This book was provided to my by the author at no cost.
The main problem, for me, with Guns of the Dawn is that I thought I was getting a book based on the French Revolution, with a bit of magic. So I was expecting it to actually be about the French side, and I was excited to try and find familiar faces or at least familiar issues. However, that is not what I got. The extent to which this is based on the French Revolution is that Denland has had a revolution, and now has no king, and is at war with one of its neighbours. The Goodreads outline tells me that it’s pseudo-Napoleonic, and the era feels about right for that, but still there’s nothing obvious to connect them except the regicide bit and the war-with-neighbours bit (I’m not a Napoleonic Wars expert, so I’d be interested to hear from others who see closer resemblances). I freely admit this is a problem with my expectations and not a problem with the book, but it did colour my reading of it a lot and – well, that’s just the reality.
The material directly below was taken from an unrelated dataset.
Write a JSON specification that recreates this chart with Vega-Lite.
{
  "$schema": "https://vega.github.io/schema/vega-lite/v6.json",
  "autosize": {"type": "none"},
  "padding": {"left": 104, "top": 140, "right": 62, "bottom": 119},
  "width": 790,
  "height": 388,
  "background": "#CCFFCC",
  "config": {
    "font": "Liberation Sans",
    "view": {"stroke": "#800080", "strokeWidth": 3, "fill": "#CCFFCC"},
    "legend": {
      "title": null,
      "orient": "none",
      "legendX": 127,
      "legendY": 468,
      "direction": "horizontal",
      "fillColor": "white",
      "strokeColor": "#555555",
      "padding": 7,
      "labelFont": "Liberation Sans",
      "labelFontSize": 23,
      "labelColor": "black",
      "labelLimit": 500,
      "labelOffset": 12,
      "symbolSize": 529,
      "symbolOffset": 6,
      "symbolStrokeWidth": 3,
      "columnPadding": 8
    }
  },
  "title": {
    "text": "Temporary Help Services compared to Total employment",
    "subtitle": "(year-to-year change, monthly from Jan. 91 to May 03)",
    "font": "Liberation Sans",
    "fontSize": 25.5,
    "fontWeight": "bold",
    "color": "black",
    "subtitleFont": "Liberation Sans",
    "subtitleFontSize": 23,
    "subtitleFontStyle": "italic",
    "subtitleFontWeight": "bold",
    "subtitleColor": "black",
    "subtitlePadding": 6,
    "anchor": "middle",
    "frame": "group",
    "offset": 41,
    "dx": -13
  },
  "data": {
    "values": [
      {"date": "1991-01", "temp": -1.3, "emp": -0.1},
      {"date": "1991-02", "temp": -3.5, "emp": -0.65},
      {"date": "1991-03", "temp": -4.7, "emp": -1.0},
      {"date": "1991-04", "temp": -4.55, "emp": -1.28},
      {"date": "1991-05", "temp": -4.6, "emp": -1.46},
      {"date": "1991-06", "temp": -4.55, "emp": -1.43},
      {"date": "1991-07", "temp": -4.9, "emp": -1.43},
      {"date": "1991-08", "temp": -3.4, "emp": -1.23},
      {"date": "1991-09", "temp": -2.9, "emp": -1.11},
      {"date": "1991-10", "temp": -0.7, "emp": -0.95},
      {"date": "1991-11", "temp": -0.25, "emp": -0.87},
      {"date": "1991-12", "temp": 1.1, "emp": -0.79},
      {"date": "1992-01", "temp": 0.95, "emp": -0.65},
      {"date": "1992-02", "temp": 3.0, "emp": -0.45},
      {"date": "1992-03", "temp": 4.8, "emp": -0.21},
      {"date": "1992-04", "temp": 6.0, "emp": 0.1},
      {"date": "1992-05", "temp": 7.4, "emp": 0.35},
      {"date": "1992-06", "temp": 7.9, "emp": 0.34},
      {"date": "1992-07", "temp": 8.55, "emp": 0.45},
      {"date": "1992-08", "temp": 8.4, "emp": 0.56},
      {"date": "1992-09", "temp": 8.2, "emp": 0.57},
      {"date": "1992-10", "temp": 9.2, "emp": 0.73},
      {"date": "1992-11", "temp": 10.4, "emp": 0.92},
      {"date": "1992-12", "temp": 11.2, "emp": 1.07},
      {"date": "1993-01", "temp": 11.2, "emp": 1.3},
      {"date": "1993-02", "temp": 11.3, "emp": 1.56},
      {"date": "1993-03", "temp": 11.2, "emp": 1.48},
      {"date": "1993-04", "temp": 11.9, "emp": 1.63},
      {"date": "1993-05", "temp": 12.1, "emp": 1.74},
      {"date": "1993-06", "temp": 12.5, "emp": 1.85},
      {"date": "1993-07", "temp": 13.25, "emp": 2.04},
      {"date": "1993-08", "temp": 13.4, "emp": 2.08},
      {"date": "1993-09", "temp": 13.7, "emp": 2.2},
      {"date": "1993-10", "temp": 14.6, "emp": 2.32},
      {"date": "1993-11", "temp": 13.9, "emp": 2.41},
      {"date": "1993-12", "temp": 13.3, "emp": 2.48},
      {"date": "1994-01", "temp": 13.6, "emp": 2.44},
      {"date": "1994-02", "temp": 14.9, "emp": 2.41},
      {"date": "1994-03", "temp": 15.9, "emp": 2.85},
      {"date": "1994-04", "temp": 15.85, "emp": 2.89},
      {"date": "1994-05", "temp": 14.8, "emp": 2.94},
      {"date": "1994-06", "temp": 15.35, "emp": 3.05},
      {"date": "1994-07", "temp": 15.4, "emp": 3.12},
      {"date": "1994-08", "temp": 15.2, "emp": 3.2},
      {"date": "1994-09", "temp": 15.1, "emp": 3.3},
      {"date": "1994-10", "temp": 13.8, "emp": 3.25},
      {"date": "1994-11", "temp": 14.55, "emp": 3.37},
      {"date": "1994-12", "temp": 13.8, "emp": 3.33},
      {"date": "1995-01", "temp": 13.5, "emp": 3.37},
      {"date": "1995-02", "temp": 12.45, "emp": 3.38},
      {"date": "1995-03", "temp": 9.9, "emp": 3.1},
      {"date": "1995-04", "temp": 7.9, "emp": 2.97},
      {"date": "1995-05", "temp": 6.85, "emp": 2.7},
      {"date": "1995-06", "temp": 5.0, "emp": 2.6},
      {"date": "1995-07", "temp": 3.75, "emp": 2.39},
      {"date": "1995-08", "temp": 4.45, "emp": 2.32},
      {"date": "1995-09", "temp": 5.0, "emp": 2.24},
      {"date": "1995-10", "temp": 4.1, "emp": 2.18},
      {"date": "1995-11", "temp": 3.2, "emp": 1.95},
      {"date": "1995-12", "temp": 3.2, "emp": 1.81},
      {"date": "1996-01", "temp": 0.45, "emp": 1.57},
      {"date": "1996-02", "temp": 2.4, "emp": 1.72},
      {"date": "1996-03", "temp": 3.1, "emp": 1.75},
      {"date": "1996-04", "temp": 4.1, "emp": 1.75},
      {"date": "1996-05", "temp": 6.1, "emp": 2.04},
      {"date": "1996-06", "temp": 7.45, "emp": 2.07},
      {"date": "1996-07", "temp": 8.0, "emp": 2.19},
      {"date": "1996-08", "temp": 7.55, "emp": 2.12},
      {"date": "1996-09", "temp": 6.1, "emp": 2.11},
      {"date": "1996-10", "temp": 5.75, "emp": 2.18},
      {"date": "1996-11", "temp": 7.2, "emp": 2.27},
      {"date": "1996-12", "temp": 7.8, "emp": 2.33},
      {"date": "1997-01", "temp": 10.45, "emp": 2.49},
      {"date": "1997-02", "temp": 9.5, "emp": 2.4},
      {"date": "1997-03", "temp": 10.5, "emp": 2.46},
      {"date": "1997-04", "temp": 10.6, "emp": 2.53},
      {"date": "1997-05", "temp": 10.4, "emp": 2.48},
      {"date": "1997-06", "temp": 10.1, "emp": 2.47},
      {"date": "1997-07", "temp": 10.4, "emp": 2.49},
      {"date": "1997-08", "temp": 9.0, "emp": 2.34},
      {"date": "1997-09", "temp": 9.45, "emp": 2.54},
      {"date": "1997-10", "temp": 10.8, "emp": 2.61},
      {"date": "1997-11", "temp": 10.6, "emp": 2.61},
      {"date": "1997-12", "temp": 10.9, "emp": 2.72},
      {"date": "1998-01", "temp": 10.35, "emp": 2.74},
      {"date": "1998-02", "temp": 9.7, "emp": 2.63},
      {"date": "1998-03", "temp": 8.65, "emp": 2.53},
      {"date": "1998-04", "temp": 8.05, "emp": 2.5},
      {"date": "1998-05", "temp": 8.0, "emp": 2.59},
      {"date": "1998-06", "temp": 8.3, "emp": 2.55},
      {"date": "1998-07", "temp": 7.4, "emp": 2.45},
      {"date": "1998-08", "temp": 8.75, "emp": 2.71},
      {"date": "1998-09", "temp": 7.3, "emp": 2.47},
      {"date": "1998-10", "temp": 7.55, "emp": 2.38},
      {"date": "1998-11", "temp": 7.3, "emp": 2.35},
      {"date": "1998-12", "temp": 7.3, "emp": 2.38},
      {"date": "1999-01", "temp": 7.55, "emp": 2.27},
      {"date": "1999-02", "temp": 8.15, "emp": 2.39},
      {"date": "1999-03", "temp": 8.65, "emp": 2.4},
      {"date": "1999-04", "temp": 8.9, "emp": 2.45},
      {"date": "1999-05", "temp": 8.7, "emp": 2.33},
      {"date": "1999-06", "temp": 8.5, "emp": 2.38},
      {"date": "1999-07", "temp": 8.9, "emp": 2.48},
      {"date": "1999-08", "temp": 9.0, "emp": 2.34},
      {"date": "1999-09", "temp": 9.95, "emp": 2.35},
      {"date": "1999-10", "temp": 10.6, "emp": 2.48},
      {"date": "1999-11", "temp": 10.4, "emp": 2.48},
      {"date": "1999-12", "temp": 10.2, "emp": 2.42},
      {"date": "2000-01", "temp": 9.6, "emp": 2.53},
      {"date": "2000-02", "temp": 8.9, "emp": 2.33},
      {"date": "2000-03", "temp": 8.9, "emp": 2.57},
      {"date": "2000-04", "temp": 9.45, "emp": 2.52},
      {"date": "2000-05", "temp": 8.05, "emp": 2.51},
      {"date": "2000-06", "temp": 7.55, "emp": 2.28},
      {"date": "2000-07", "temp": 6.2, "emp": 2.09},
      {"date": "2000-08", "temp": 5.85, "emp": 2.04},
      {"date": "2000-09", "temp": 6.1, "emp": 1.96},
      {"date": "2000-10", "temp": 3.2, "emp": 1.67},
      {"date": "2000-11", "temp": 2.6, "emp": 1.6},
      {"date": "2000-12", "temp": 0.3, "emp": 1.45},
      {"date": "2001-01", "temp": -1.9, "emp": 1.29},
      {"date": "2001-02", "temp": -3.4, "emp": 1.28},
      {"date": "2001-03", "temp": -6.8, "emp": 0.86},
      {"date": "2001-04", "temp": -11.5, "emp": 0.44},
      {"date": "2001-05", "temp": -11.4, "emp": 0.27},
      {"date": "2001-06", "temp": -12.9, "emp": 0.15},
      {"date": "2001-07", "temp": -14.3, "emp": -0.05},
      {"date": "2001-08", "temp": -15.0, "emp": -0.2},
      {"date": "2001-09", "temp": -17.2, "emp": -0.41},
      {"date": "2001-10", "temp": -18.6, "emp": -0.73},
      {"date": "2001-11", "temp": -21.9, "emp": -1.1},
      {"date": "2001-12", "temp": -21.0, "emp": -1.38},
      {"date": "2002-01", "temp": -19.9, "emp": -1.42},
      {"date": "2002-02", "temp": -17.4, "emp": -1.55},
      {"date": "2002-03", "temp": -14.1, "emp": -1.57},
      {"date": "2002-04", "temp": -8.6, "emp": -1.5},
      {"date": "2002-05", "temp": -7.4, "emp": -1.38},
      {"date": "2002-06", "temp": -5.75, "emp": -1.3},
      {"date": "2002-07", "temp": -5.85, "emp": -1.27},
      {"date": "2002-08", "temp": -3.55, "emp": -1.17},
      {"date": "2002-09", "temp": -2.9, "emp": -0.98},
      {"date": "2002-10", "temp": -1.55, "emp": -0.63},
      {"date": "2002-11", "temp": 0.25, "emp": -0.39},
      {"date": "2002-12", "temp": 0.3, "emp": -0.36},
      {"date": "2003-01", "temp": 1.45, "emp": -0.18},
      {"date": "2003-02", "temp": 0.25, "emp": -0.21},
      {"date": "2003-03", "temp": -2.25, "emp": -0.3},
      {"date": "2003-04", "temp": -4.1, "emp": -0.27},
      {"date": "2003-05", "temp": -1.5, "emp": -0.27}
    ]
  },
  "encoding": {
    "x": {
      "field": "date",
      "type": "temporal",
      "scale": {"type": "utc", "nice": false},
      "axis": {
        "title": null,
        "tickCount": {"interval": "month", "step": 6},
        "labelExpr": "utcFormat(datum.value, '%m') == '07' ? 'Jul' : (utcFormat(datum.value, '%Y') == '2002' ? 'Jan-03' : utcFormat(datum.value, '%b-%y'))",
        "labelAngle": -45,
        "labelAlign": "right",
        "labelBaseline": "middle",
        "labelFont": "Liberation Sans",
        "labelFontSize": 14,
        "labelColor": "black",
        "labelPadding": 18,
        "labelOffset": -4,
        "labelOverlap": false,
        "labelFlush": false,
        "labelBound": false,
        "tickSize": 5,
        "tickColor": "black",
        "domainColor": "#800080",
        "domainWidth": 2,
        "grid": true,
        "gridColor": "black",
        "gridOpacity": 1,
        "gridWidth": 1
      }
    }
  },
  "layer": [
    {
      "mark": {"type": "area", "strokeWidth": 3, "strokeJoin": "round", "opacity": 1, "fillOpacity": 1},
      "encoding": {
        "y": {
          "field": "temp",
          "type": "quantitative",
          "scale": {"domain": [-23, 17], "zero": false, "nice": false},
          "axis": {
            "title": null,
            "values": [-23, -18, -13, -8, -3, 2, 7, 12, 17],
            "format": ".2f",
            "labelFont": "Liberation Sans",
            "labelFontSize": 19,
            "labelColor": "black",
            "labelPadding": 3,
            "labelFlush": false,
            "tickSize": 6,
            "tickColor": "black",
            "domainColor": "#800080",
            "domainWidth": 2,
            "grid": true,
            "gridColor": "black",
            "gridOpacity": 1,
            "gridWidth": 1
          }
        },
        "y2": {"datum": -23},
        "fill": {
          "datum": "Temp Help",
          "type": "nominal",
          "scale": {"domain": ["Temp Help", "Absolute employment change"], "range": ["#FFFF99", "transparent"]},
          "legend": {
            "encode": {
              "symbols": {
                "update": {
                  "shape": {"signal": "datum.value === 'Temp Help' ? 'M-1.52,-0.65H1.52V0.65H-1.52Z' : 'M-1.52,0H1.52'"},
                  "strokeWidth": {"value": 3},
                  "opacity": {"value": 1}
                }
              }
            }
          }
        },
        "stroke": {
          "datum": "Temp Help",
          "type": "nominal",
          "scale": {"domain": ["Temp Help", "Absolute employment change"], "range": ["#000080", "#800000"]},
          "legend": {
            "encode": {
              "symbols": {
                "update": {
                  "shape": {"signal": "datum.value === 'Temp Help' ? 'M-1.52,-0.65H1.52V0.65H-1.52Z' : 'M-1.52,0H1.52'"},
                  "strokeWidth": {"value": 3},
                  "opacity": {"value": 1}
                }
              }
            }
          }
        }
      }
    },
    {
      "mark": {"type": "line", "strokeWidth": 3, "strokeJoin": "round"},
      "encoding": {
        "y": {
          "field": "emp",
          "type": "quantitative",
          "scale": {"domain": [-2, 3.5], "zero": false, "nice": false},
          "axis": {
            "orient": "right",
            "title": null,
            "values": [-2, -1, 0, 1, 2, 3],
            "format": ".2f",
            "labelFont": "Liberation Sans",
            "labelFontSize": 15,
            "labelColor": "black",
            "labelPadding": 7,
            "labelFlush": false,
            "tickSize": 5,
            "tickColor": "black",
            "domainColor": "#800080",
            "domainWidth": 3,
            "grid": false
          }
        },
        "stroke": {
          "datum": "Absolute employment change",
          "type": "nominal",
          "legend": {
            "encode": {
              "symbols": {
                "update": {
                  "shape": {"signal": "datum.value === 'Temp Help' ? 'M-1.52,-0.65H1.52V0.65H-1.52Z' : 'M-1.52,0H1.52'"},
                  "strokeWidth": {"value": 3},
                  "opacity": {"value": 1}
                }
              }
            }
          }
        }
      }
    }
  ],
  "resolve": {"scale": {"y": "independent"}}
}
In attitude, this novel feels far more closely aligned with World War 1, reflecting its having been written (I presume) and published around the centenary anniversary. There’s a lot about the futility of war, and the horrendous conditions where most of the action takes place has thunderous echoes of trench warfare (and of jungle warfare too, from later wars). There’s also issues of new technology, mimicking some of the developments of WW1 (and the recount of a cavalry charge being mown down by artillery parallels the story often told about Poland and the Germans in WW2).
The book opens with the protagonist, Emily, in her first battle in an area known as the Levant. After that, the first third is mostly about Emily’s life before being called up as a soldier, and I guess it’s a story of manners: the family are gentry but poor, there’s three sisters and only one married and no parents; there’s a jumped-up, venal bureaucrat and problems with how to keep the estate going while the men are gradually drained off to go fight Denland. This section felt too long by about half. I understand that Tchaikovsky is trying to show how genteel and simultaneously how resourceful Emily is, but it really just dragged on and without the knowledge that she was soon going to be fighting, and that then something different would happen, I may have stopped. Don’t get me wrong, I have no problem with that sort of book when I know what I’m in for. But the title doesn’t give any clue that one third of the book will be Austen-esque, and neither does the blurb. And even if I did anticipate it – Too. Long.
Most of the rest of the story is a fairly relentless meditation on the unpleasantness of war. Lots of people die. There are terrifying battles where finding the enemy and negotiating the ever-shifting swamp are equally difficult. There’s some of the difficulties you’d expect from having women in a man’s army. Tchaikovsky also includes those moments of camaraderie that every war-story needs, both for verisimilitude and to break up the unrelenting horror. Again, I found this part of the story too long. There was too much floundering in the swamp, too much focus on problems in the camp. It ended up losing some of its impact because I got impatient.
Is the book well written? Yes, the prose is entirely readable – after all, I read something like 650 pages (ebook) even though I wasn’t entirely convinced by the whole set up. Are some of my issues with the book entirely my own and not the book’s? Indubitably. But I still think it would have been better if it had been cut by a third.